(begin)
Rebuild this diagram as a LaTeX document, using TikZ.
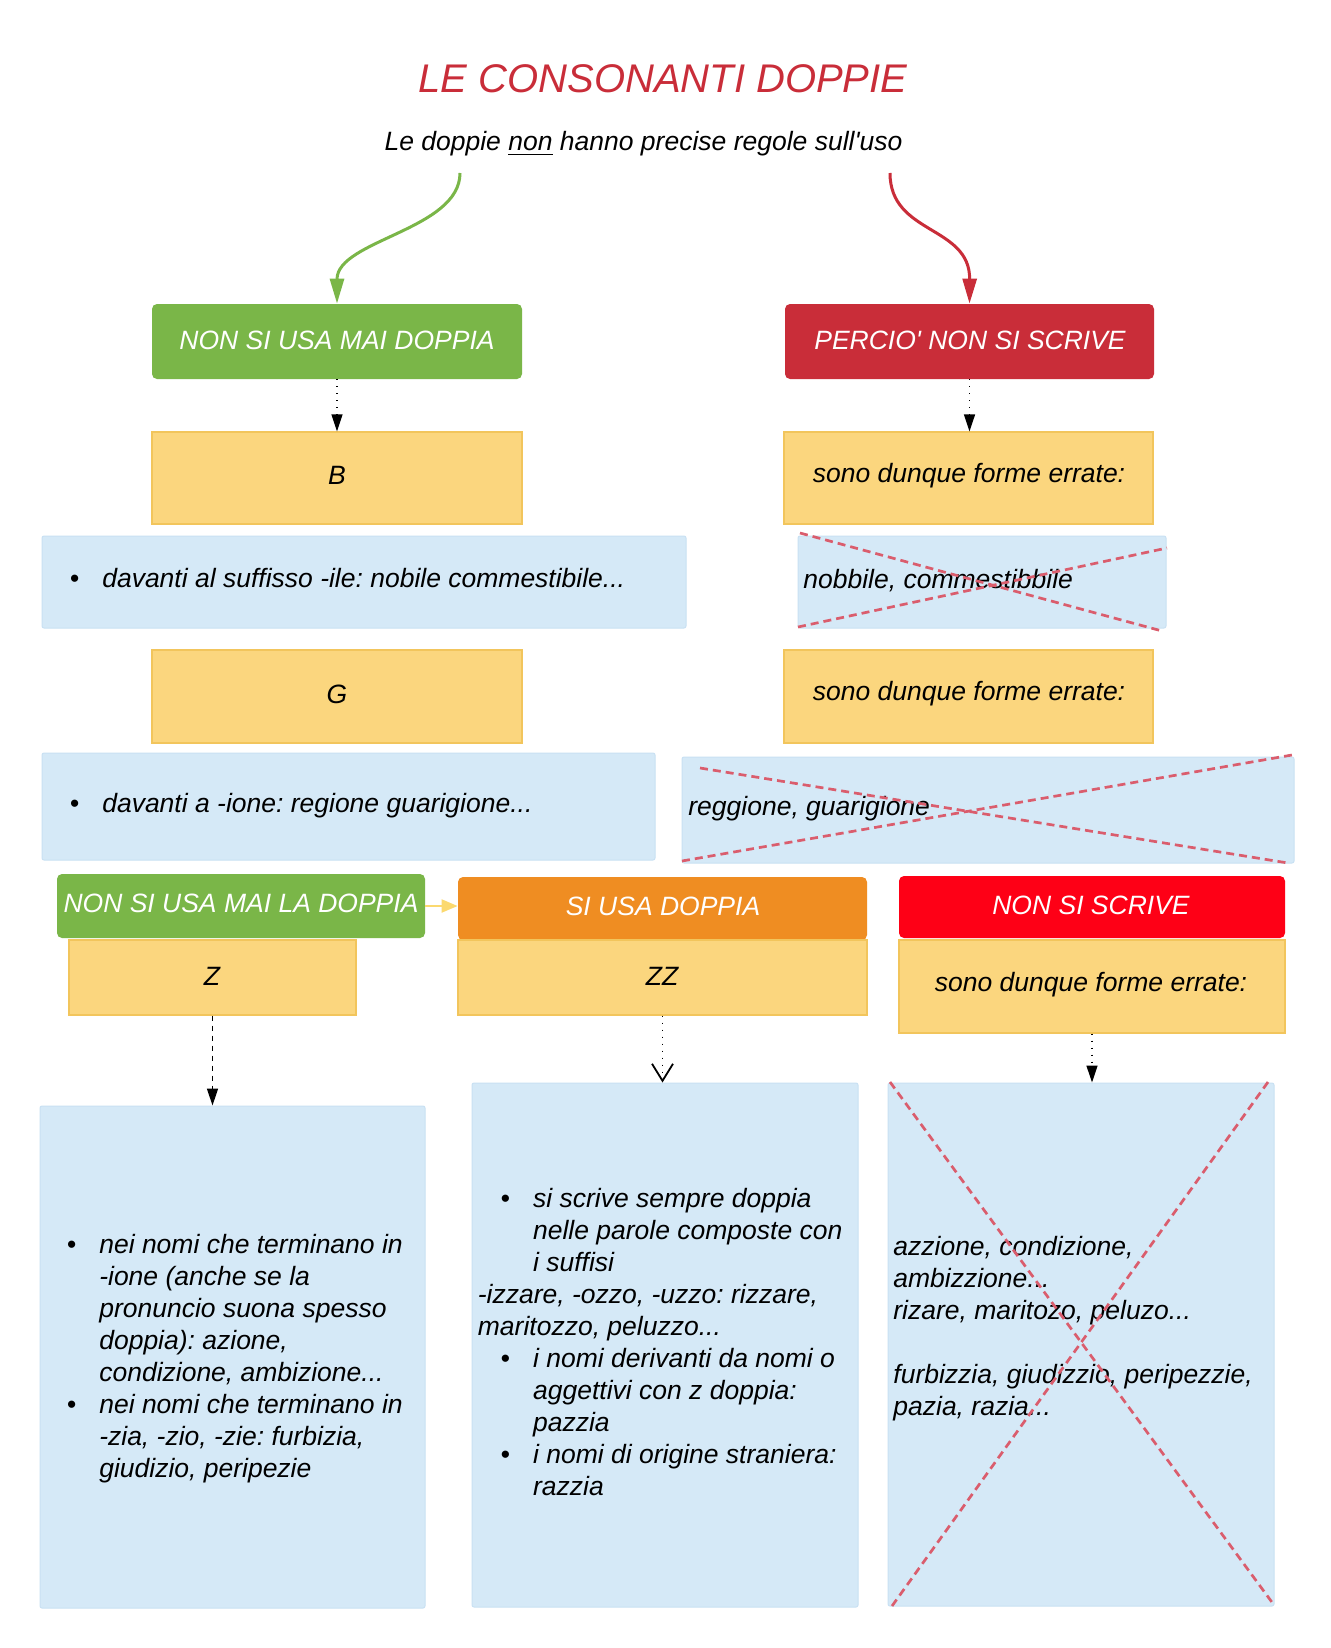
\documentclass[tikz,border=0pt]{standalone}
\usepackage{fontspec}
\setmainfont{Liberation Sans}
\usetikzlibrary{fit,arrows.meta}
\definecolor{cgreen}{HTML}{7AB648}
\definecolor{cred}{HTML}{C92D39}
\definecolor{corange}{HTML}{EF8D22}
\definecolor{cbright}{HTML}{FE0016}
\definecolor{cyel}{HTML}{FBD67E}
\definecolor{cyelb}{HTML}{F2C55C}
\definecolor{cblue}{HTML}{D5E9F7}
\definecolor{cblueb}{HTML}{C9E1F3}
\definecolor{cx}{HTML}{DA5D6D}
\definecolor{carrowy}{HTML}{FBD96F}
\newcommand{\bodyfont}{\fontsize{13.25pt}{16.05pt}\selectfont\itshape}
\newcommand{\bul}{\makebox[16.2pt][l]{\textbullet}}
\newcommand{\lns}[1]{\vtop{\baselineskip=16.05pt\lineskiplimit=-20pt #1}}
\newcommand{\li}[1]{\hbox{#1}}
\frenchspacing
\begin{document}
\begin{tikzpicture}[x=0.5pt,y=-0.5pt,
  hdr/.style={rounded corners=2.5pt, inner sep=0pt},
  ybox/.style={fill=cyel, draw=cyelb, line width=0.6pt, inner sep=0pt},
  bbox/.style={fill=cblue, draw=cblueb, line width=0.5pt, rounded corners=1pt, inner sep=0pt},
  txt/.style={font=\bodyfont, inner sep=0pt},
  htxt/.style={font=\bodyfont, text=white, inner sep=0pt},
  tl/.style={font=\bodyfont, inner sep=0pt, anchor=base west},
  xline/.style={draw=cx, line width=1.35pt, dash pattern=on 4pt off 2.5pt},
  dotarrow/.style={draw=black, line width=0.7pt, dash pattern=on 0.5pt off 3pt, -{Triangle[length=8.5pt,width=5.5pt]}},
  dasharrow/.style={draw=black, line width=0.7pt, dash pattern=on 2.5pt off 2.5pt, -{Triangle[length=8.5pt,width=5.5pt]}},
  openarrow/.style={draw=black, line width=0.7pt, dash pattern=on 0.5pt off 3pt, -{Straight Barb[length=8.5pt,width=10.5pt,line width=0.9pt]}},
  curvearrow/.style={line width=1.5pt, -{Triangle[length=12.5pt,width=7pt]}},
  yarrow/.style={draw=carrowy, line width=1pt, -{Triangle[length=8pt,width=6.5pt]}}
]
\useasboundingbox (0,0) rectangle (1330,1648);
\fill[white] (0,0) rectangle (1330,1648);

% title
\node[font=\fontsize{20pt}{24pt}\selectfont\itshape, text=cred, anchor=base, inner sep=0pt] (title) at (663,93) {LE CONSONANTI DOPPIE};
\node[txt, anchor=base] (sub) at (643.5,151) {Le doppie \underline{non} hanno precise regole sull\textquotesingle uso};

% top headers
\node[hdr, fill=cgreen, fit={(152,304) (522,379)}] (g1) {};
\node[htxt] (g1t) at (337,340) {NON SI USA MAI DOPPIA};
\node[hdr, fill=cred, fit={(785,304) (1154,379)}] (r1) {};
\node[htxt] (r1t) at (970,340) {PERCIO\textquotesingle{} NON SI SCRIVE};

\coordinate (gstart) at (460,173);
\coordinate (rstart) at (890,173);
\draw[curvearrow, draw=cgreen] (gstart) .. controls (460,230) and (337,240) .. (g1.north);
\draw[curvearrow, draw=cred] (rstart) .. controls (890,235) and (970,225) .. (r1.north);

% row B
\node[ybox, fit={(152,432) (522,524)}] (yB) {};
\node[txt] (yBt) at (337,475) {B};
\node[ybox, fit={(784,432) (1153,524)}] (yR1) {};
\node[txt] (yR1t) at (969,476) {sono dunque forme errate:};
\draw[dotarrow] (g1.south) -- (yB.north);
\draw[dotarrow] (r1.south) -- (r1.south |- yR1.north);

\node[bbox, fit={(42,536) (686,628)}] (b1) {};
\node[tl] (b1t) at (69.5,587) {\bul davanti al suffisso -ile: nobile commestibile...};
\node[bbox, fit={(798,536) (1166,628)}] (c1) {};
\node[tl] (c1t) at (803,588) {nobbile, commestibbile};
\draw[xline] (800,533) -- (1162,631);
\draw[xline] (798,627) -- (1167,548);

% row G
\node[ybox, fit={(152,650) (522,743)}] (yG) {};
\node[txt] (yGt) at (337,694) {G};
\node[ybox, fit={(784,650) (1153,743)}] (yR2) {};
\node[txt] (yR2t) at (969,694) {sono dunque forme errate:};

\node[bbox, fit={(42,753) (655,860)}] (b2) {};
\node[tl] (b2t) at (69.5,812) {\bul davanti a -ione: regione guarigione...};
\node[bbox, fit={(682,757) (1294,863)}] (c2) {};
\node[tl] (c2t) at (688,815) {reggione, guarigione};
\draw[xline] (700,768) -- (1288,863);
\draw[xline] (682,861) -- (1292,755);

% row 3 headers
\node[hdr, fill=cgreen, fit={(57,874) (425,938)}] (g2) {};
\node[htxt] (g2t) at (241,903) {NON SI USA MAI LA DOPPIA};
\node[hdr, fill=corange, fit={(458,877) (867,940)}] (o1) {};
\node[htxt] (o1t) at (663,906) {SI USA DOPPIA};
\node[hdr, fill=cbright, fit={(899,876) (1285,938)}] (r2) {};
\node[htxt] (r2t) at (1091,905) {NON SI SCRIVE};
\draw[yarrow] (g2.east) -- (g2.east -| o1.west);

\node[ybox, fit={(69,940) (356,1015)}] (yZ) {};
\node[txt] (yZt) at (212,976) {Z};
\node[ybox, fit={(458,940) (867,1015)}] (yZZ) {};
\node[txt] (yZZt) at (662,976) {ZZ};
\node[ybox, fit={(899,940) (1285,1033)}] (yR3) {};
\node[txt] (yR3t) at (1091,985) {sono dunque forme errate:};

% bottom boxes
\node[bbox, fit={(40,1106) (425,1608)}] (bL) {};
\node[bbox, fit={(472,1083) (858,1607)}] (bM) {};
\node[bbox, fit={(888,1083) (1274,1606)}] (bR) {};

\draw[dasharrow] (yZ.south) -- (yZ.south |- bL.north);
\draw[openarrow] (yZZ.south) -- (yZZ.south |- bM.north);
\draw[dotarrow] (yR3.south) -- (yR3.south |- bR.north);

\node[tl] (bLt) at (66.5,1253) {\lns{%
\li{\bul nei nomi che terminano in}%
\li{\hspace*{16.2pt}-ione (anche se la}%
\li{\hspace*{16.2pt}pronuncio suona spesso}%
\li{\hspace*{16.2pt}doppia): azione,}%
\li{\hspace*{16.2pt}condizione, ambizione...}%
\li{\bul nei nomi che terminano in}%
\li{\hspace*{16.2pt}-zia, -zio, -zie: furbizia,}%
\li{\hspace*{16.2pt}giudizio, peripezie}}};

\node[tl] (bMt) at (477.5,1207) {\lns{%
\li{\hspace*{11.4pt}\bul si scrive sempre doppia}%
\li{\hspace*{27.6pt}nelle parole composte con}%
\li{\hspace*{27.6pt}i suffisi}%
\li{-izzare, -ozzo, -uzzo: rizzare,}%
\li{maritozzo, peluzzo...}%
\li{\hspace*{11.4pt}\bul i nomi derivanti da nomi o}%
\li{\hspace*{27.6pt}aggettivi con z doppia:}%
\li{\hspace*{27.6pt}pazzia}%
\li{\hspace*{11.4pt}\bul i nomi di origine straniera:}%
\li{\hspace*{27.6pt}razzia}}};

\node[tl] (bRt) at (893,1255) {\lns{%
\li{azzione, condizione,}%
\li{ambizzione...}%
\li{rizare, maritozo, peluzo...}%
\li{}%
\li{furbizzia, giudizzio, peripezzie,}%
\li{pazia, razia...}}};
\draw[xline] (890,1082) -- (1274,1605);
\draw[xline] (1268,1082) -- (892,1606);
\end{tikzpicture}
\end{document}
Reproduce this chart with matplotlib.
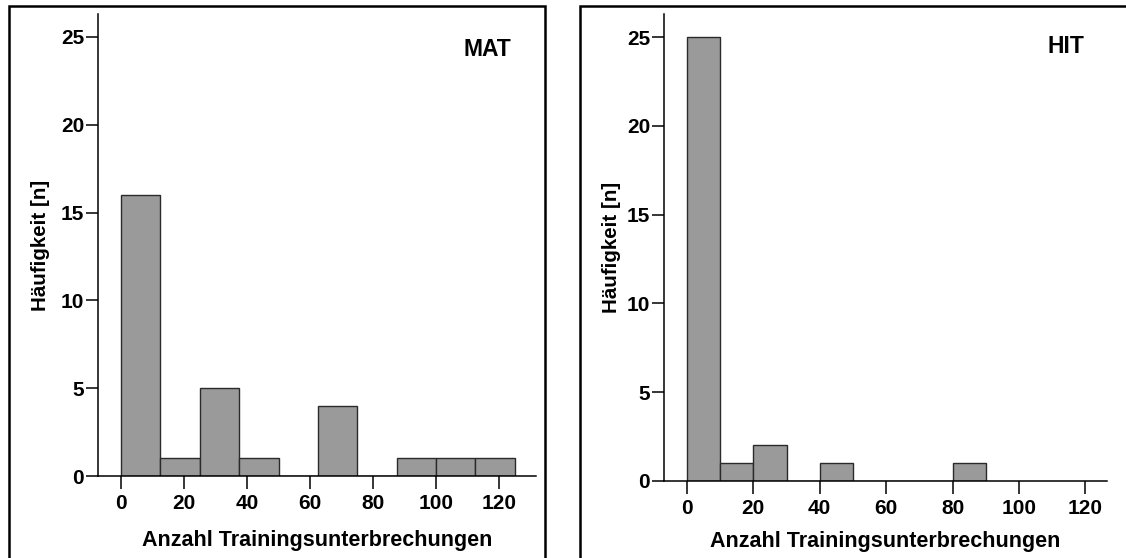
import matplotlib
matplotlib.use("Agg")
import matplotlib.pyplot as plt
from matplotlib.patches import Rectangle

# MAT group: bins of width 12.5
mat_edges = [0, 12.5, 25, 37.5, 50, 62.5, 75, 87.5, 100, 112.5, 125]
mat_counts = [16, 1, 5, 1, 0, 4, 0, 1, 1, 1]

# HIT group: bins of width 10
hit_edges = [0, 10, 20, 30, 40, 50, 60, 70, 80, 90]
hit_counts = [25, 1, 2, 0, 1, 0, 0, 0, 1]

x_ticks = [0, 20, 40, 60, 80, 100, 120]
y_ticks = [0, 5, 10, 15, 20, 25]
xlabel = "Anzahl Trainingsunterbrechungen"
ylabel = "Häufigkeit [n]"

plt.rcParams["font.family"] = ["Liberation Sans", "DejaVu Sans"]
plt.rcParams["font.weight"] = "bold"

W, H = 1126, 558
fig = plt.figure(figsize=(W / 100, H / 100), dpi=100)


def px_axes(left, right, bottom_from_top, top_from_top):
    return fig.add_axes([left / W, (H - bottom_from_top) / H,
                         (right - left) / W, (bottom_from_top - top_from_top) / H])


def draw(ax, edges, counts, xlim, name, name_xy, ylab_x, xlab_y):
    widths = [edges[i + 1] - edges[i] for i in range(len(counts))]
    ax.bar(edges[:-1], counts, width=widths, align="edge",
           color="#9a9a9a", edgecolor="#2a2a2a", linewidth=1.0, zorder=2)
    ax.set_xlim(*xlim)
    ax.set_ylim(0, 26.3)
    ax.set_xticks(x_ticks)
    ax.set_yticks(y_ticks)
    for s in ("top", "right"):
        ax.spines[s].set_visible(False)
    for s in ("left", "bottom"):
        ax.spines[s].set_linewidth(1.1)
    ax.tick_params(axis="both", length=9, width=1.1, labelsize=15)
    ax.tick_params(axis="x", pad=4)
    ax.tick_params(axis="y", pad=1)
    for lab in ax.get_xticklabels() + ax.get_yticklabels():
        lab.set_fontweight("bold")
    ax.set_xlabel(xlabel, fontsize=15.5, fontweight="bold")
    ax.set_ylabel(ylabel, fontsize=14.8, fontweight="bold")
    ax.xaxis.set_label_coords(0.5, xlab_y)
    ax.yaxis.set_label_coords(ylab_x, 0.5)
    ax.text(name_xy[0], name_xy[1], name, transform=ax.transAxes,
            ha="center", va="center", fontsize=16.5, fontweight="bold")


ax1 = px_axes(98, 536, 476, 14)
draw(ax1, mat_edges, mat_counts, (-7.3, 131.7), "MAT", (0.888, 0.924), -0.11, -0.117)

ax2 = px_axes(664, 1107, 481, 14)
draw(ax2, hit_edges, hit_counts, (-6.9, 126.5), "HIT", (0.907, 0.931), -0.097, -0.107)

# panel frames
for x0, x1 in [(9, 545), (580, 1140)]:
    fig.add_artist(Rectangle((x0 / W, -0.05), (x1 - x0) / W, (H - 6) / H + 0.05,
                             transform=fig.transFigure, fill=False,
                             edgecolor="black", linewidth=1.8, clip_on=False))

fig.savefig("out.png", dpi=100)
(end)
# [Job]
Start at the line containing "Reproduce this chart with matplotlib." and stop at the line containing "hit_counts = [25, 1, 2, 0, 1, 0, 0, 0, 1]"; transcribe those lines exactly, skipping pictures.

# [Exercise solution]
Reproduce this chart with matplotlib.
import matplotlib
matplotlib.use("Agg")
import matplotlib.pyplot as plt
from matplotlib.patches import Rectangle

# MAT group: bins of width 12.5
mat_edges = [0, 12.5, 25, 37.5, 50, 62.5, 75, 87.5, 100, 112.5, 125]
mat_counts = [16, 1, 5, 1, 0, 4, 0, 1, 1, 1]

# HIT group: bins of width 10
hit_edges = [0, 10, 20, 30, 40, 50, 60, 70, 80, 90]
hit_counts = [25, 1, 2, 0, 1, 0, 0, 0, 1]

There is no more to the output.